Exercise directions:
It is required that the lines from the top of the listing through the line with "from matplotlib.patches import Patch" be reproduced exactly, excluding pictures.

Dataset content:
------------------------------

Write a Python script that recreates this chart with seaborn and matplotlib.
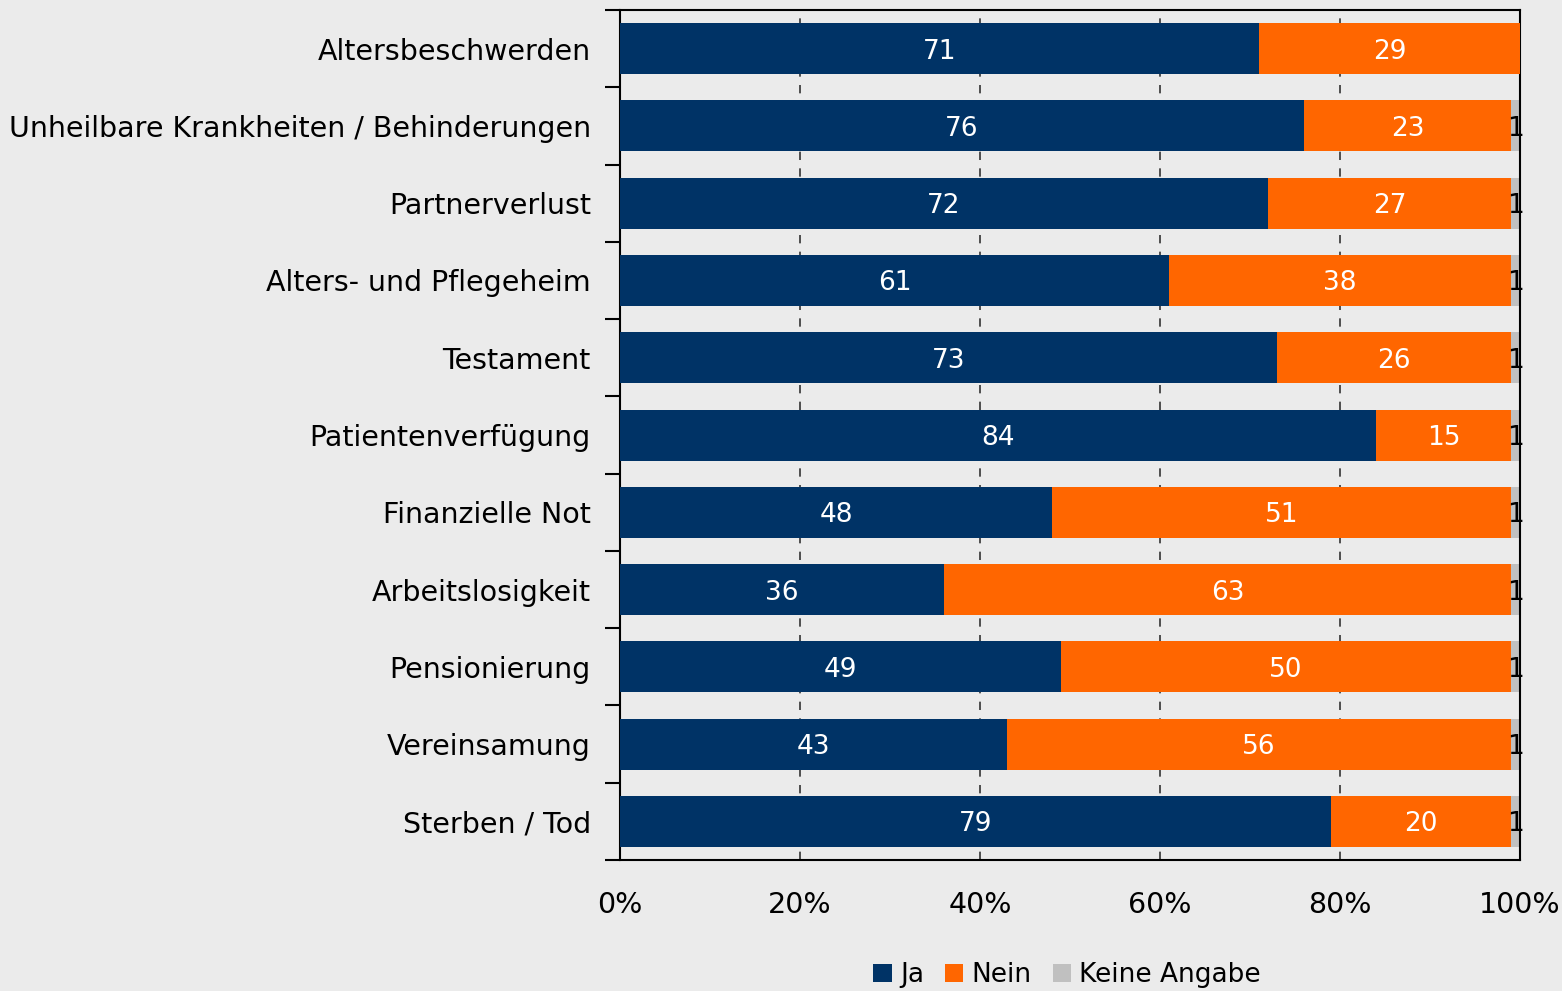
import pandas as pd
import matplotlib.pyplot as plt
import seaborn as sns
from matplotlib.patches import Patch

# data (percent)
categories = ["Altersbeschwerden", "Unheilbare Krankheiten / Behinderungen",
              "Partnerverlust", "Alters- und Pflegeheim", "Testament",
              "Patientenverfügung", "Finanzielle Not", "Arbeitslosigkeit",
              "Pensionierung", "Vereinsamung", "Sterben / Tod"]
ja = [71, 76, 72, 61, 73, 84, 48, 36, 49, 43, 79]
nein = [29, 23, 27, 38, 26, 15, 51, 63, 50, 56, 20]
keine = [0, 1, 1, 1, 1, 1, 1, 1, 1, 1, 1]
series_names = ["Ja", "Nein", "Keine Angabe"]
colors = ["#003366", "#ff6600", "#c0c0c0"]
xticks = [0, 20, 40, 60, 80, 100]

df = pd.DataFrame({"cat": categories, "ja": ja, "nein": nein, "keine": keine})
df["cum_nein"] = df["ja"] + df["nein"]
df["cum_all"] = df["cum_nein"] + df["keine"]

bg = "#ebebeb"
sns.set_style("white", {"ytick.left": True, "text.color": "black",
                        "xtick.color": "black", "ytick.color": "black"})
plt.rcParams["font.family"] = ["DejaVu Sans"]
fs = 20.5

fig = plt.figure(figsize=(15.62, 9.91), dpi=100, facecolor=bg)
ax = fig.add_axes([620 / 1562, 1 - 860 / 991, 900 / 1562, 850 / 991])
ax.set_facecolor(bg)

# dashed grid behind the bars
for v in xticks[1:-1]:
    ax.axvline(v, color="#333333", lw=1.2, ls=(0, (5, 5)), zorder=0)

# stacked bars: draw cumulative totals, longest first
bar_kw = dict(y="cat", width=0.66, saturation=1, ax=ax, linewidth=0)
sns.barplot(data=df, x="cum_all", color=colors[2], zorder=2, **bar_kw)
sns.barplot(data=df, x="cum_nein", color=colors[1], zorder=3, **bar_kw)
sns.barplot(data=df, x="ja", color=colors[0], zorder=4, **bar_kw)

# value labels
for i in range(len(categories)):
    ax.text(ja[i] / 2, i, str(ja[i]), color="white", fontsize=19,
            ha="center", va="center_baseline", zorder=5)
    ax.text(ja[i] + nein[i] / 2, i, str(nein[i]), color="white", fontsize=19,
            ha="center", va="center_baseline", zorder=5)
    if keine[i] > 0:
        ax.text(ja[i] + nein[i] + keine[i] / 2, i, str(keine[i]), color="black",
                fontsize=19, ha="center", va="center_baseline", zorder=5)

ax.set_xlim(0, 100)
ax.set_ylim(len(categories) - 0.5, -0.5)
ax.set_xlabel("")
ax.set_ylabel("")
ax.set_xticks(xticks)
ax.set_xticklabels([f"{v}%" for v in xticks], fontsize=fs)
ax.tick_params(axis="x", length=0, pad=22, labelcolor="black")
ax.tick_params(axis="y", which="major", length=0, pad=21, labelsize=fs,
               labelcolor="black")
ax.set_yticks([i - 0.5 for i in range(len(categories) + 1)], minor=True)
ax.tick_params(axis="y", which="minor", left=True, length=11, width=1.5,
               color="black", direction="out")

for s in ax.spines.values():
    s.set_visible(True)
    s.set_color("black")
    s.set_linewidth(1.5)

handles = [Patch(facecolor=c, edgecolor="none") for c in colors]
fig.legend(handles, series_names, loc="center", ncol=3, frameon=False,
           fontsize=19, bbox_to_anchor=(1067 / 1562, 1 - 975 / 991),
           handlelength=0.7, handleheight=0.7, handletextpad=0.3,
           columnspacing=0.8)

fig.savefig("out.png", dpi=100, facecolor=bg)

------------------------------

Answer below:
Write a Python script that recreates this chart with seaborn and matplotlib.
import pandas as pd
import matplotlib.pyplot as plt
import seaborn as sns
from matplotlib.patches import Patch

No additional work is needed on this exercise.